These IIT graduates built a tech-enabled egg farming company, now sell 4M eggs a month



Abhishek Negi, Uttam Kumar, Aditya Singh, and Pankaj Pandey had settled into their professional lives after graduating from IIT-Kharagpur. 

However, around 2017, they decided to revisit their dream of pursuing entrepreneurship, which they had often discussed in their hostel and corridors of the IIT campus. 

They found their calling in the age-old dilemma, “Which came first: chicken, or the egg?” They dug up the archives of the Indian poultry market and saw a clear demand and supply gap. 

“At that time, about 70 percent of the production was happening in the southern part of the country, and more than 65 percent of the consumption was happening in north India,” Abhishek Negi tells SMBStory.

In fact, there were other factors too — a low protein index, unhygienic practices of producing eggs, and lack of formal players in the market. 

This compelled Abhishek to partner with his IIT friends — Uttam, Aditya, and Pankaj — to dive into the fragmented egg farming sector and launch Eggoz in 2017. 

After spending a full year doing research, figuring out the operation, and business model, in 2018, the co-founders set up their poultry farm in Bihar. 

They infused money from personal savings and raised seed funding from Tracxn Labs and angel investors, including Narendra Sankar, Sunil Mishra, and a few others, to continue with their business. 

Today, Eggoz manufactures and sells brown, white, and Nutra eggs. The cost of these eggs start from Rs 75 for 330 grams and go up to Rs 400 for 1.65 kg.

The company claims to have clocked Rs 7.6 crore revenue in FY20 and Rs 12 crore in FY21.



Leveraging technology

Providing livelihood to about 58 percent of people in India, the agricultural sector is one of the highest contributors to employment generation in the country. 

However, traditional conservative approaches and lack of innovation have, over the years, slowed down the sector from growing at a faster pace. 

This is where new-age businesses like Eggoz, Ninjacart, DeHaat, Bijak, and Samunnati enable the ecosystem with technology and help uplift it. 

The company built a simple, easy-to-use, and vernacular app for the farmers, which helps them enter data related to their farms. The app also helps farmers to interact with doctors and get guidance on chicks that are sick or infected.

Eggoz also installed IoT devices in the fields, which are used for measuring several parameters, including humidity, temperature, ammonia concentration, and more. 

“Real-time visibility of environmental parameters is very important when it comes to creating an impact in getting quality input,” Abhishek says.

Speaking on how technology has made operations seamless, he emphasises, “When the farmer is productive, his chicks, too, will be healthy. Additionally, the shell and yolk would be thick and proper nutrition can be imparted.” 

He claims that Eggoz has helped in increasing the farmers’ income by 50 percent and rising. 

Once the eggs are ready, they are UV sanitised in the units, packed, stamped, and sent for selling. The logistics are tracked end-to-end by the in-house software, which has enabled the Eggoz to track the movement of every egg at every stage and even trace the chick that produces it. 

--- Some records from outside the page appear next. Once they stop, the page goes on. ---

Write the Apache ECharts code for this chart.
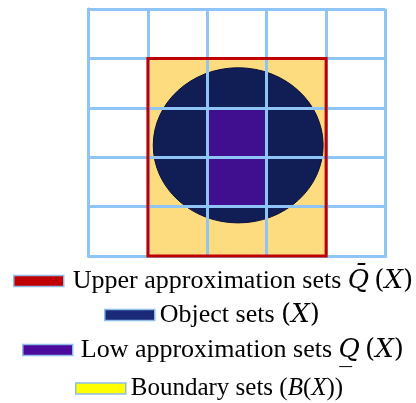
<!DOCTYPE html>
<html><head><meta charset="utf-8">
<script src="https://cdn.jsdelivr.net/npm/echarts@6/dist/echarts.min.js"></script>
<style>html,body{margin:0;padding:0;background:#fff}#c{width:416px;height:403px}</style>
</head><body><div id="c"></div>
<script>
// universe grid: 5 x 5 cells
const gridTicks = [0, 1, 2, 3, 4, 5];
// upper approximation: x from 1 to 4, y from 0 to 4
const upperSet = [[1, 0], [4, 4]];
// lower approximation: x from 2 to 3, y from 1 to 3
const lowerSet = [[2, 1], [3, 3]];
// object set ellipse: center x, center y, radius x, radius y
const objectSet = [[2.52, 2.24, 1.43, 1.57]];
const seriesNames = ['Upper approximation sets', 'Object sets', 'Low approximation sets', 'Boundary sets'];

const chart = echarts.init(document.getElementById('c'), null, {renderer: 'canvas'});
const gridColor = '#8EC4F6';
const font = 'Liberation Serif';

function rectItem(fill, stroke, lw) {
  return function (params, api) {
    const p0 = api.coord([api.value(0), api.value(1)]);
    const p1 = api.coord([api.value(2), api.value(3)]);
    return {
      type: 'rect',
      shape: {x: Math.min(p0[0], p1[0]), y: Math.min(p0[1], p1[1]), width: Math.abs(p1[0] - p0[0]), height: Math.abs(p1[1] - p0[1])},
      style: {fill: fill, stroke: stroke, lineWidth: lw}
    };
  };
}
const rectData = s => [[s[0][0], s[0][1], s[1][0], s[1][1]]];

function makeRich(size) {
  return {
    t: {fontFamily: font, fontSize: size, lineHeight: 28, color: '#000'},
    i: {fontFamily: font, fontSize: size, lineHeight: 28, color: '#000', fontStyle: 'italic'},
    m: {fontFamily: 'DejaVu Serif', fontSize: 26, lineHeight: 28, color: '#000', fontStyle: 'italic'},
    p: {fontFamily: 'DejaVu Serif', fontSize: 26, lineHeight: 28, color: '#000'}
  };
}
const labelText = {
  'Upper approximation sets': '{t|Upper approximation sets }{m|Q\u0304}{p|\u2009(}{m|X}{p|)}',
  'Object sets': '{t|Object sets }{p|(}{m|X}{p|)}',
  'Low approximation sets': '{t|Low approximation sets }{m|Q\u0332}{p|\u2009(}{m|X}{p|)}',
  'Boundary sets': '{t|Boundary sets (}{i|B}{t|(}{i|X}{t|))}'
};
const legendColors = ['#C00000', '#1A2A78', '#4B0A9B', '#FFFF00'];
const legendLeft = [13, 104, 22, 75];
const legendTop = [268, 302, 337, 376];
const legendPad = [4, 0, 3, 0];
const legendSize = [26, 26, 26, 25];

const legends = seriesNames.map((n, i) => ({
  left: legendLeft[i], top: legendTop[i], padding: 0,
  itemWidth: 50, itemHeight: 11, selectedMode: false,
  data: [{name: n, icon: 'rect', itemStyle: {color: legendColors[i], borderColor: '#8DBDE8', borderWidth: 1.5}}],
  formatter: name => labelText[name],
  textStyle: {rich: makeRich(legendSize[i]), padding: [0, 0, 0, legendPad[i]]}
}));

chart.setOption({
  animation: false,
  grid: {left: 88.5, right: 30.5, top: 9, bottom: 147},
  legend: legends,
  xAxis: {type: 'value', min: gridTicks[0], max: gridTicks[gridTicks.length - 1], interval: 1, z: 5,
    axisLabel: {show: false}, axisTick: {show: false},
    axisLine: {show: true, lineStyle: {color: gridColor, width: 3}},
    splitLine: {show: true, lineStyle: {color: gridColor, width: 3}}},
  yAxis: {type: 'value', min: gridTicks[0], max: gridTicks[gridTicks.length - 1], interval: 1, z: 5,
    axisLabel: {show: false}, axisTick: {show: false},
    axisLine: {show: true, lineStyle: {color: gridColor, width: 3}},
    splitLine: {show: true, lineStyle: {color: gridColor, width: 3}}},
  series: [
    {name: seriesNames[3], type: 'custom', z: 1, data: rectData(upperSet), renderItem: rectItem('#FDDC80', null, 0)},
    {name: seriesNames[1], type: 'custom', z: 2, data: objectSet,
      renderItem: function (params, api) {
        const c = api.coord([api.value(0), api.value(1)]);
        const e = api.coord([api.value(0) + api.value(2), api.value(1) + api.value(3)]);
        return {type: 'ellipse', shape: {cx: c[0], cy: c[1], rx: Math.abs(e[0] - c[0]), ry: Math.abs(c[1] - e[1])},
          style: {fill: '#111E56', stroke: '#0A1038', lineWidth: 1}};
      }},
    {name: seriesNames[2], type: 'custom', z: 3, data: rectData(lowerSet), renderItem: rectItem('#3F0F8F', '#6A4FC0', 1)},
    {name: seriesNames[0], type: 'custom', z: 10, data: rectData(upperSet), renderItem: rectItem(null, '#C00000', 3)}
  ]
});
</script></body></html>
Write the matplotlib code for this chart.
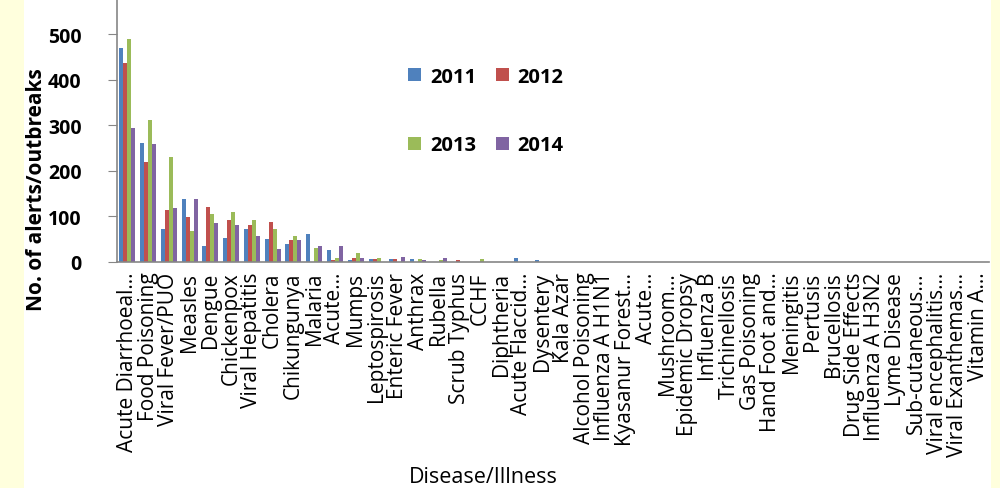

Today, the company is selling about four million eggs every month through 3,000 retail touchpoints. 

Challenges

Abhishek says putting together this complex system was not easy for the company. One of the biggest challenges was venturing into unfamiliar territory. 

Abhishek shares that all of them shifted to Bihar and started working from scratch. “We did not know the industry!” he exclaims. 

From deploying chickens to convincing farmers to work with a small company, which was unknown or unheard of, to the stage of selling the eggs in the market — the four co-founders worked industriously on everything.

Advancing with D2C model

Eggoz joined the bandwagon of online selling like several other businesses amidst the pandemic. It even launched its website as part of the direct-to-consumer (D2C) business to deliver eggs at the doorstep of its customers. 

While Abhishek declined to share the number of orders Eggoz has serviced to date, he says the company runs a subscription-based model. 

Going forward, Eggoz — which is operating in Allahabad, Madhya Pradesh, Indore, Bhopal, Delhi-NCR, and several other northern regions of India — wants to establish its presence nationwide using offline and online channels.

The brand is targeting revenue worth Rs 25 crore for FY22, and Abhishek adds that the D2C business will play a role in helping the company accomplish the same.